(WYTV) Who invented the cigarette?
Around the time of Christopher Columbus, the Aztecs smoked tobacco through a hollow reed or a cane tube.
The first European to smoke tobacco was Rodrigo de Jerez, one of Columbus’s crew members.
Jerez sampled tobacco that the native people in the Caribbean offered him, and he later brought some home with him to Spain.
His wife later called him a man who “swallows fire, exhales smoke, and is surely possessed by the devil.”
The conquistadors who saw the Aztecs smoke returned to Spain with something that looks like a cigar.
In the 1500’s, wealthy Spaniards smoked these cigars and often tossed the butts into the street.

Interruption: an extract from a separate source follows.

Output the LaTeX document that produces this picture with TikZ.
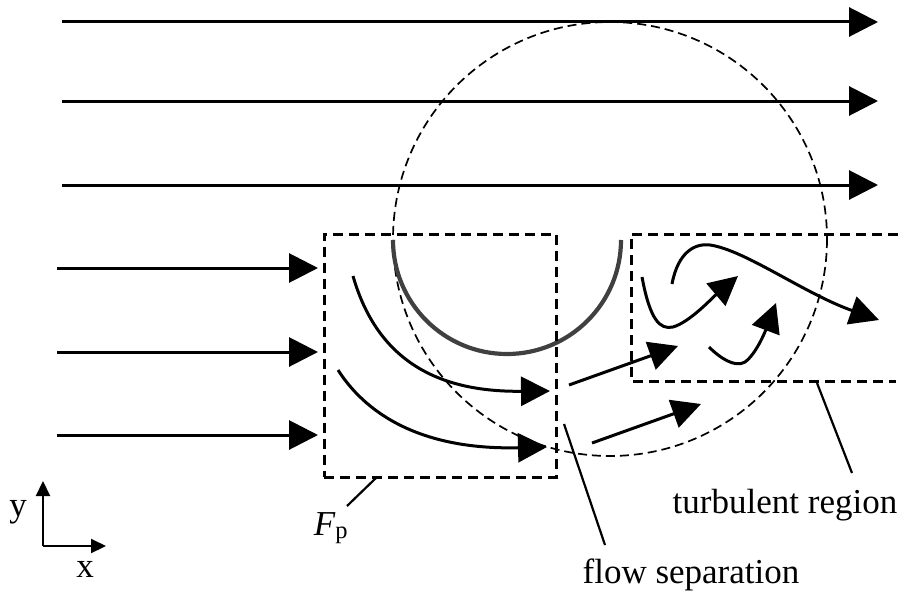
\documentclass[tikz,border=0pt]{standalone}
\usepackage{amsmath}
\usepackage{fontspec}
\setmainfont{Liberation Serif}
\usetikzlibrary{positioning,arrows.meta,calc}

\begin{document}
\begin{tikzpicture}[
  x=1pt, y=-1pt,
  >={Triangle[length=29pt,width=29pt]},
  flow/.style={->, line width=3pt},
  dbox/.style={draw, dash pattern=on 10pt off 6pt, line width=3pt},
  circ/.style={draw, dash pattern=on 9pt off 5pt, line width=1.7pt},
  body/.style={draw=black!75, line width=4.2pt},
  lead/.style={line width=2.2pt},
  lab/.style={font=\fontsize{35}{40}\selectfont, inner sep=0pt},
]
\useasboundingbox (0,0) rectangle (904,594);

% influence circle and cylinder
\draw[circ] (610,239) circle[radius=217];
\draw[body] (393,240) arc[start angle=180, end angle=0, radius=114];

% free stream
\foreach \yy in {22,101,185} { \draw[flow] (62,\yy) -- (878,\yy); }
\foreach \yy in {268,352,435} { \draw[flow] (57,\yy) -- (318,\yy); }

% pressure box and turbulent region
\node[dbox, minimum width=232pt, minimum height=243pt, inner sep=0pt] (fp) at (440,355.5) {};
\draw[dbox] (898,234) -- (631,234) -- (631,381) -- (896,381);

% flow round the body
\draw[flow] (353,276) .. controls (380,370) and (450,392) .. (550,391);
\draw[flow] (338,370) .. controls (370,420) and (430,450) .. (547,447);
\draw[flow] (569,385) -- (678,346);
\draw[flow] (592,443) -- (701,404);

% wake eddies
\draw[flow] (642,277) .. controls (650,320) and (660,330) .. (673,327) .. controls (690,322) and (712,298) .. (738,276);
\draw[flow] (672,284) .. controls (678,252) and (695,243) .. (710,245) .. controls (745,250) and (805,294) .. (879,320);
\draw[flow] (709,347) .. controls (720,358) and (735,368) .. (745,362) .. controls (756,354) and (765,332) .. (776,303);

% labels
\node[lab, anchor=base] (fplab) at (331,535) {\textit{F}$_{\text{p}}$};
\node[lab, anchor=base] (seplab) at (691,583) {flow separation};
\node[lab, anchor=base] (turblab) at (785,513) {turbulent region};
\draw[lead] (347,506) -- (377,477);
\draw[lead] (564,424) -- (605,545);
\draw[lead] (817,383) -- (852,473);

% axes
\coordinate (o) at (43,546);
\draw[->, >={Triangle[length=15pt,width=14pt]}, line width=2.2pt] (o) -- (106,546);
\draw[->, >={Triangle[length=15pt,width=14pt]}, line width=2.2pt] (o) -- (43,481);
\node[lab, anchor=base] (ylab) at (18,516) {y};
\node[lab, anchor=base] (xlab) at (85,577) {x};
\end{tikzpicture}
\end{document}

The poor took these scraps, rolled them in pieces of paper and created the first cigarettes, which they called papeletes or cigarillos.
Merchants took the cigarillos to Italy and Portugal, and from there to the Middle East and Russia.
The French and British began to smoke them during the Napoleonic Wars and the French gave them the name we use today, cigarette.
In 1880, an American inventor, James Bonsack, created the first automatic cigarette-making machine.
It loaded tobacco onto a continuous strip of paper and the machine formed the cigarette. The machine then pasted, closed and cut it with a rotary knife. For better or worse, the cigarette was born.